Monday, November 26, 2012

Turkish Attitude Feared.

New York Times 100 years ago today, November 26, 1912:
    LONDON, Tuesday, Nov. 26.— The extreme anxiety manifested by all the European Governments to deny the reports- of warlike preparations, and to represent the political situation as peaceful and satisfactory, is in itself an indication of how slender a thread the issue of peace and war in Europe now hangs.
    The danger arises not alone from the conflicting interests of Austria, Servia, and other States, but also from the possibility that Turkey, following her traditional policy of profiting by the embroilment of the great powers, may adopt an irreconcilable attitude in the peace negotiations.

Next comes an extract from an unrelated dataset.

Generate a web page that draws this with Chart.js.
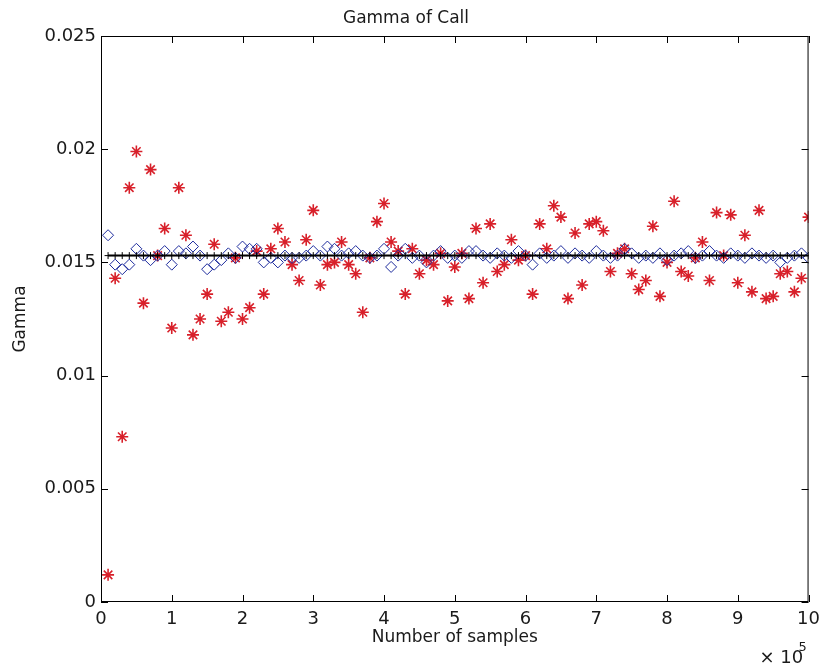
<!DOCTYPE html>
<html>
<head>
<meta charset="utf-8">
<script src="https://cdn.jsdelivr.net/npm/chart.js@4.4.1/dist/chart.umd.min.js"></script>
<style>
  html, body { margin: 0; padding: 0; background: #fff; }
  #wrap { width: 827px; height: 672px; }
</style>
</head>
<body>
<div id="wrap"><canvas id="gammaChart"></canvas></div>
<script>
  // number of samples, in units of 10^5
  const samples = [
    0.1, 0.2, 0.3, 0.4, 0.5, 0.6, 0.7, 0.8, 0.9, 1.0,
    1.1, 1.2, 1.3, 1.4, 1.5, 1.6, 1.7, 1.8, 1.9, 2.0,
    2.1, 2.2, 2.3, 2.4, 2.5, 2.6, 2.7, 2.8, 2.9, 3.0,
    3.1, 3.2, 3.3, 3.4, 3.5, 3.6, 3.7, 3.8, 3.9, 4.0,
    4.1, 4.2, 4.3, 4.4, 4.5, 4.6, 4.7, 4.8, 4.9, 5.0,
    5.1, 5.2, 5.3, 5.4, 5.5, 5.6, 5.7, 5.8, 5.9, 6.0,
    6.1, 6.2, 6.3, 6.4, 6.5, 6.6, 6.7, 6.8, 6.9, 7.0,
    7.1, 7.2, 7.3, 7.4, 7.5, 7.6, 7.7, 7.8, 7.9, 8.0,
    8.1, 8.2, 8.3, 8.4, 8.5, 8.6, 8.7, 8.8, 8.9, 9.0,
    9.1, 9.2, 9.3, 9.4, 9.5, 9.6, 9.7, 9.8, 9.9, 10.0,
  ];

  // red asterisks
  const gammaPlain = [
    0.0012, 0.0143, 0.0073, 0.0183, 0.0199, 0.0132, 0.0191, 0.0153, 0.0165, 0.0121,
    0.0183, 0.0162, 0.0118, 0.0125, 0.0136, 0.0158, 0.0124, 0.0128, 0.0152, 0.0125,
    0.0130, 0.0155, 0.0136, 0.0156, 0.0165, 0.0159, 0.0149, 0.0142, 0.0160, 0.0173,
    0.0140, 0.0149, 0.0150, 0.0159, 0.0149, 0.0145, 0.0128, 0.0152, 0.0168, 0.0176,
    0.0159, 0.0155, 0.0136, 0.0156, 0.0145, 0.0151, 0.0149, 0.0154, 0.0133, 0.0148,
    0.0154, 0.0134, 0.0165, 0.0141, 0.0167, 0.0146, 0.0149, 0.0160, 0.0151, 0.0153,
    0.0136, 0.0167, 0.0156, 0.0175, 0.0170, 0.0134, 0.0163, 0.0140, 0.0167, 0.0168,
    0.0164, 0.0146, 0.0154, 0.0156, 0.0145, 0.0138, 0.0142, 0.0166, 0.0135, 0.0150,
    0.0177, 0.0146, 0.0144, 0.0152, 0.0159, 0.0142, 0.0172, 0.0153, 0.0171, 0.0141,
    0.0162, 0.0137, 0.0173, 0.0134, 0.0135, 0.0145, 0.0146, 0.0137, 0.0143, 0.0170,
  ];

  // blue diamonds
  const gammaReduced = [
    0.0162, 0.0149, 0.0147, 0.0149, 0.0156, 0.0153, 0.0151, 0.0153, 0.0155, 0.0149,
    0.0155, 0.0154, 0.0157, 0.0153, 0.0147, 0.0149, 0.0151, 0.0154, 0.0152, 0.0157,
    0.0156, 0.0156, 0.0150, 0.0152, 0.0150, 0.0153, 0.0152, 0.0152, 0.0153, 0.0155,
    0.0153, 0.0157, 0.0156, 0.0153, 0.0154, 0.0155, 0.0153, 0.0152, 0.0153, 0.0156,
    0.0148, 0.0153, 0.0156, 0.0152, 0.0153, 0.0150, 0.0153, 0.0155, 0.0152, 0.0153,
    0.0152, 0.0155, 0.0155, 0.0153, 0.0152, 0.0154, 0.0153, 0.0152, 0.0155, 0.0153,
    0.0149, 0.0154, 0.0152, 0.0153, 0.0155, 0.0152, 0.0154, 0.0153, 0.0152, 0.0155,
    0.0153, 0.0152, 0.0153, 0.0156, 0.0154, 0.0152, 0.0153, 0.0152, 0.0154, 0.0151,
    0.0153, 0.0154, 0.0155, 0.0152, 0.0153, 0.0155, 0.0153, 0.0152, 0.0154, 0.0153,
    0.0152, 0.0154, 0.0153, 0.0152, 0.0153, 0.0150, 0.0152, 0.0153, 0.0154, 0.0152,
  ];

  // black line: exact gamma
  const gammaExact = 0.0153;

  const xTicks = [0, 1, 2, 3, 4, 5, 6, 7, 8, 9, 10];
  const yTicks = [0, 0.005, 0.01, 0.015, 0.02, 0.025];

  const FONT = 'DejaVu Sans';
  const TEXT = '#1a1a1a';

  const toPoints = (ys) => samples.map((x, i) => ({ x, y: ys[i] }));

  // MATLAB-like box with ticks pointing inward, plus the x10^5 exponent
  const matlabBoxPlugin = {
    id: 'matlabBox',
    afterDraw(chart) {
      const { ctx, chartArea } = chart;
      const { left, right, top, bottom } = chartArea;
      const xs = chart.scales.x;
      const ys = chart.scales.y;
      const len = 7;

      ctx.save();
      ctx.strokeStyle = '#000';
      ctx.lineWidth = 1;
      ctx.strokeRect(left + 0.5, top + 0.5, right - left - 1, bottom - top - 1);

      ctx.beginPath();
      xTicks.forEach((v) => {
        const px = Math.round(xs.getPixelForValue(v)) + 0.5;
        ctx.moveTo(px, bottom);
        ctx.lineTo(px, bottom - len);
        ctx.moveTo(px, top);
        ctx.lineTo(px, top + len);
      });
      yTicks.forEach((v) => {
        const py = Math.round(ys.getPixelForValue(v)) + 0.5;
        ctx.moveTo(left, py);
        ctx.lineTo(left + len, py);
        ctx.moveTo(right, py);
        ctx.lineTo(right - len, py);
      });
      ctx.stroke();

      ctx.fillStyle = TEXT;
      ctx.textBaseline = 'middle';
      ctx.textAlign = 'left';
      ctx.font = `18px "${FONT}"`;
      ctx.fillText('\u00d7 10', right - 49, bottom + 56);
      ctx.font = `13px "${FONT}"`;
      ctx.fillText('5', right - 10, bottom + 46);
      ctx.restore();
    },
  };

  new Chart(document.getElementById('gammaChart').getContext('2d'), {
    type: 'scatter',
    data: {
      datasets: [
        {
          label: 'Exact',
          data: toPoints(samples.map(() => gammaExact)),
          showLine: true,
          borderColor: '#000',
          borderWidth: 2,
          pointStyle: 'cross',
          pointRadius: 3.5,
          pointBorderColor: '#000',
          pointBorderWidth: 1,
        },
        {
          label: 'Control variate',
          data: toPoints(gammaReduced),
          pointStyle: 'rectRot',
          pointRadius: 5.5,
          pointBackgroundColor: 'rgba(0,0,0,0)',
          pointBorderColor: '#1c2a9c',
          pointBorderWidth: 1,
        },
        {
          label: 'Monte Carlo',
          data: toPoints(gammaPlain),
          pointStyle: 'star',
          pointRadius: 6,
          pointBorderColor: '#d8202a',
          pointBorderWidth: 1.6,
        },
      ],
    },
    options: {
      responsive: true,
      maintainAspectRatio: false,
      animation: false,
      events: [],
      layout: { padding: { left: 0, right: 15, top: 0, bottom: 0 } },
      plugins: {
        legend: { display: false },
        tooltip: { enabled: false },
        title: {
          display: true,
          text: 'Gamma of Call',
          color: TEXT,
          font: { family: FONT, size: 17, weight: 'normal', lineHeight: 1.2 },
          padding: { top: 8, bottom: 7.6 },
        },
      },
      scales: {
        x: {
          type: 'linear',
          min: 0,
          max: 10,
          afterFit(scale) { scale.height = 70; },
          afterBuildTicks(scale) { scale.ticks = xTicks.map((v) => ({ value: v })); },
          grid: { display: false, drawTicks: false },
          border: { display: false },
          ticks: {
            color: TEXT,
            padding: 7,
            maxRotation: 0,
            autoSkip: false,
            font: { family: FONT, size: 18 },
            callback: (v) => String(v),
          },
          title: {
            display: true,
            text: 'Number of samples',
            color: TEXT,
            font: { family: FONT, size: 17, lineHeight: 1.2 },
            padding: { top: 0, bottom: 24 },
          },
        },
        y: {
          min: 0,
          max: 0.025,
          afterFit(scale) { scale.width = 101; },
          afterBuildTicks(scale) { scale.ticks = yTicks.map((v) => ({ value: v })); },
          grid: { display: false, drawTicks: false },
          border: { display: false },
          ticks: {
            color: TEXT,
            padding: 5,
            autoSkip: false,
            font: { family: FONT, size: 18 },
            callback: (v) => (v === 0 ? '0' : String(+v.toFixed(3))),
          },
          title: {
            display: true,
            text: 'Gamma',
            color: TEXT,
            font: { family: FONT, size: 17, lineHeight: 1.2 },
            padding: { top: 10, bottom: 0 },
          },
        },
      },
    },
    plugins: [matlabBoxPlugin],
  });
</script>
</body>
</html>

    The withdrawal of the Austrian warship Admiral Spavin and of the Austrian contingent of bluejackets from Constantinople, with the sudden and unexplained departure for an unannounced destination of the Austrian squadron which has been lying at Smyrna, are factors which are disturbing diplomats, who see in a close union of all the great powers the only hope of a peaceable solution of the crisis.

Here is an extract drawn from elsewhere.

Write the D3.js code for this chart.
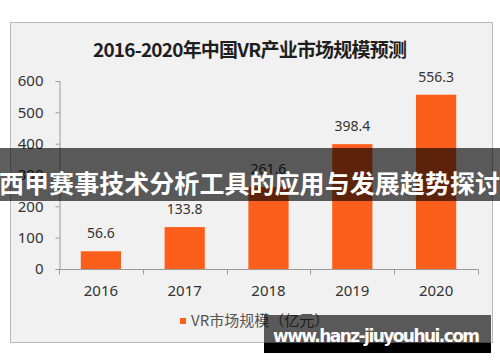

    A dispatch from Antivari says Austria-Hungary is mobilizing a striking force at Port Ragusa, to which place a portion of the garrison of the Austrian fortress of Spizza, Dalmatia, has been sent.
    From Vienna comes the information that the Servian War Office has recalled all the Servian troops that can be spared from the columns operating in the neighborhood of Prisrend and Monastir and that the fortifications of the Servian capital are being hastily supplied with heavy artillery. The Austrians deduce from these facts that Servia is not deposed to yield, and a pacific settlement of the Austro-Servian dispute seems to them difficult of realization if Servia's demands are maintained as an irreducible minimum.

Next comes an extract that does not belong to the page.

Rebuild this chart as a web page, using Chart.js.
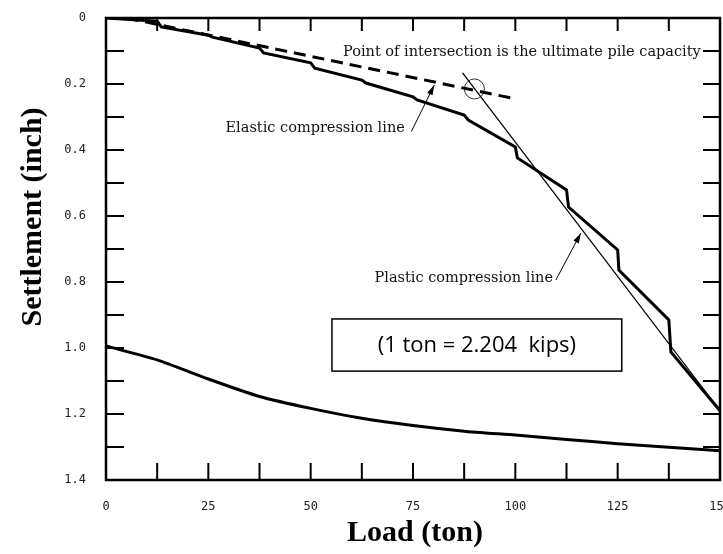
<!DOCTYPE html>
<html>
<head>
<meta charset="utf-8">
<script src="https://cdn.jsdelivr.net/npm/chart.js@4.4.0/dist/chart.umd.min.js"></script>
<style>
  html, body { margin: 0; padding: 0; background: #fff; }
</style>
</head>
<body>
<canvas id="chart" width="723" height="554"></canvas>
<script>
// load test: loading curve (steps at each 12.5 ton increment)
var loadUp = [0, 12.5, 13.5, 25, 26, 37.5, 38.5, 50, 51, 62.5, 63.5, 75, 76, 87.5, 88.5,
              100, 100.5, 112.5, 113, 125, 125.3, 137.5, 138, 150];
var settleUp = [0, 0.01, 0.027, 0.052, 0.058, 0.091, 0.106, 0.136, 0.152, 0.188, 0.197, 0.239, 0.248, 0.294, 0.309,
                0.391, 0.424, 0.521, 0.573, 0.703, 0.764, 0.915, 1.012, 1.19];

// lower curve
var loadLow = [0, 12.5, 25, 37.5, 50, 62.5, 75, 87.5, 100, 112.5, 125, 137.5, 150];
var settleLow = [0.994, 1.036, 1.094, 1.147, 1.183, 1.213, 1.235, 1.252, 1.264, 1.277, 1.29, 1.301, 1.311];

// construction lines
var elasticLoad = [5, 100];
var elasticSettle = [0, 0.245];
var plasticLoad = [87.1, 150];
var plasticSettle = [0.166, 1.19];
var capacityLoad = [90];
var capacitySettle = [0.215];

// leader arrows (tail, head)
var elasticArrowLoad = [74.6, 80.2];
var elasticArrowSettle = [0.344, 0.203];
var plasticArrowLoad = [109.9, 116];
var plasticArrowSettle = [0.794, 0.652];

var xTicks = [0, 25, 50, 75, 100, 125, 150];
var yTicks = [0, 0.2, 0.4, 0.6, 0.8, 1.0, 1.2, 1.4];

function pts(xs, ys) {
    return xs.map(function (v, i) { return { x: v, y: ys[i] }; });
}

var frame = {
    id: 'frame',
    afterDatasetsDraw: function (chart) {
        var c = chart.ctx, a = chart.chartArea;
        var x = chart.scales.x, y = chart.scales.y;
        c.save();
        c.strokeStyle = '#000';
        c.lineWidth = 2.5;
        c.strokeRect(a.left, a.top, a.right - a.left, a.bottom - a.top);

        // inward tick marks
        c.lineWidth = 2;
        c.beginPath();
        for (var v = 12.5; v < 150; v += 12.5) {
            var px = x.getPixelForValue(v);
            c.moveTo(px, a.bottom); c.lineTo(px, a.bottom - 17);
            c.moveTo(px, a.top); c.lineTo(px, a.top + 13);
        }
        for (var i = 1; i < 14; i++) {
            var py = y.getPixelForValue(i / 10);
            c.moveTo(a.left, py); c.lineTo(a.left + 18, py);
            c.moveTo(a.right, py); c.lineTo(a.right - 17, py);
        }
        c.stroke();

        // arrow heads on the leader lines
        [5, 6].forEach(function (idx) {
            var d = chart.getDatasetMeta(idx).data;
            var p0 = d[0], p1 = d[d.length - 1];
            var ang = Math.atan2(p1.y - p0.y, p1.x - p0.x);
            c.fillStyle = '#000';
            c.beginPath();
            c.moveTo(p1.x, p1.y);
            c.lineTo(p1.x - 10 * Math.cos(ang) + 3 * Math.sin(ang), p1.y - 10 * Math.sin(ang) - 3 * Math.cos(ang));
            c.lineTo(p1.x - 10 * Math.cos(ang) - 3 * Math.sin(ang), p1.y - 10 * Math.sin(ang) + 3 * Math.cos(ang));
            c.closePath();
            c.fill();
        });

        // notes
        c.fillStyle = '#111';
        c.textBaseline = 'middle';
        c.font = '14.5px "DejaVu Serif"';
        c.textAlign = 'left';
        c.fillText('Point of intersection is the ultimate pile capacity', x.getPixelForValue(57.9), y.getPixelForValue(0.103));
        c.textAlign = 'right';
        c.fillText('Elastic compression line', x.getPixelForValue(73), y.getPixelForValue(0.333));
        c.fillText('Plastic compression line', x.getPixelForValue(109.2), y.getPixelForValue(0.788));

        // unit box
        var bx0 = x.getPixelForValue(55.2), bx1 = x.getPixelForValue(126);
        var by0 = y.getPixelForValue(0.912), by1 = y.getPixelForValue(1.07);
        c.fillStyle = '#fff';
        c.fillRect(bx0, by0, bx1 - bx0, by1 - by0);
        c.lineWidth = 1.5;
        c.strokeRect(bx0, by0, bx1 - bx0, by1 - by0);
        c.fillStyle = '#000';
        c.textAlign = 'center';
        c.font = '22px "Open Sans"';
        c.fillText('(1 ton = 2.204  kips)', (bx0 + bx1) / 2, (by0 + by1) / 2 + 1);

        // axis titles
        c.font = 'bold 30px "Liberation Serif"';
        c.fillText('Load (ton)', 415, 533);
        c.translate(33, 217);
        c.rotate(-Math.PI / 2);
        c.fillText('Settlement (inch)', 0, 0);
        c.restore();
    }
};

var tickFont = { family: 'DejaVu Sans Mono', size: 12 };

new Chart(document.getElementById('chart').getContext('2d'), {
    type: 'scatter',
    data: {
        datasets: [
            { data: pts(loadUp, settleUp), showLine: true, borderColor: '#000', borderWidth: 3, pointRadius: 0 },
            { data: pts(loadLow, settleLow), showLine: true, borderColor: '#000', borderWidth: 3, pointRadius: 0, tension: 0.2 },
            { data: pts(elasticLoad, elasticSettle), showLine: true, borderColor: '#000', borderWidth: 3, borderDash: [12, 7], pointRadius: 0 },
            { data: pts(plasticLoad, plasticSettle), showLine: true, borderColor: '#000', borderWidth: 1.3, pointRadius: 0 },
            { data: pts(capacityLoad, capacitySettle), pointRadius: 10, pointBorderWidth: 1, pointBorderColor: '#333', pointBackgroundColor: 'rgba(0,0,0,0)' },
            { data: pts(elasticArrowLoad, elasticArrowSettle), showLine: true, borderColor: '#000', borderWidth: 1, pointRadius: 0 },
            { data: pts(plasticArrowLoad, plasticArrowSettle), showLine: true, borderColor: '#000', borderWidth: 1, pointRadius: 0 }
        ]
    },
    options: {
        responsive: false,
        animation: false,
        devicePixelRatio: 1,
        layout: { autoPadding: false, padding: { top: 18, right: 3, left: 0, bottom: 0 } },
        plugins: { legend: { display: false }, tooltip: { enabled: false } },
        scales: {
            x: {
                type: 'linear', min: 0, max: 150,
                afterBuildTicks: function (s) { s.ticks = xTicks.map(function (v) { return { value: v }; }); },
                ticks: { padding: 20, font: tickFont, color: '#222', maxRotation: 0, autoSkip: false },
                grid: { display: false, drawTicks: false },
                border: { display: false },
                afterFit: function (s) { s.height = 74; s.paddingLeft = 0; s.paddingRight = 0; }
            },
            y: {
                type: 'linear', min: 0, max: 1.4, reverse: true,
                afterBuildTicks: function (s) { s.ticks = yTicks.map(function (v) { return { value: v }; }); },
                ticks: {
                    padding: 20, font: tickFont, color: '#222',
                    callback: function (v) { return v === 0 ? '0' : v.toFixed(1); }
                },
                grid: { display: false, drawTicks: false },
                border: { display: false },
                afterFit: function (s) { s.width = 106; s.paddingTop = 0; s.paddingBottom = 0; }
            }
        }
    },
    plugins: [frame]
});
</script>
</body>
</html>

    These demands were outlined by Premier Pasitch of Servia yesterday. He declared that a minimum requisite of Servia's national development was economic independence and a free and adequate passage to the Adriatic Sea. This, according to the Servian statesman, meant Servia's possession of a stretch of coast line of about thirty-odd miles, which would be joined to the present territory of Servia by a strip of what was Old Servia.
    This minimum is declared to be wholly incompatible with the Austrian and Italian contention that Albania should be autonomous, as it would cut Albania in two and confine the autonomous provinces to a stony and poverty-stricken district unable to maintain an independent existence.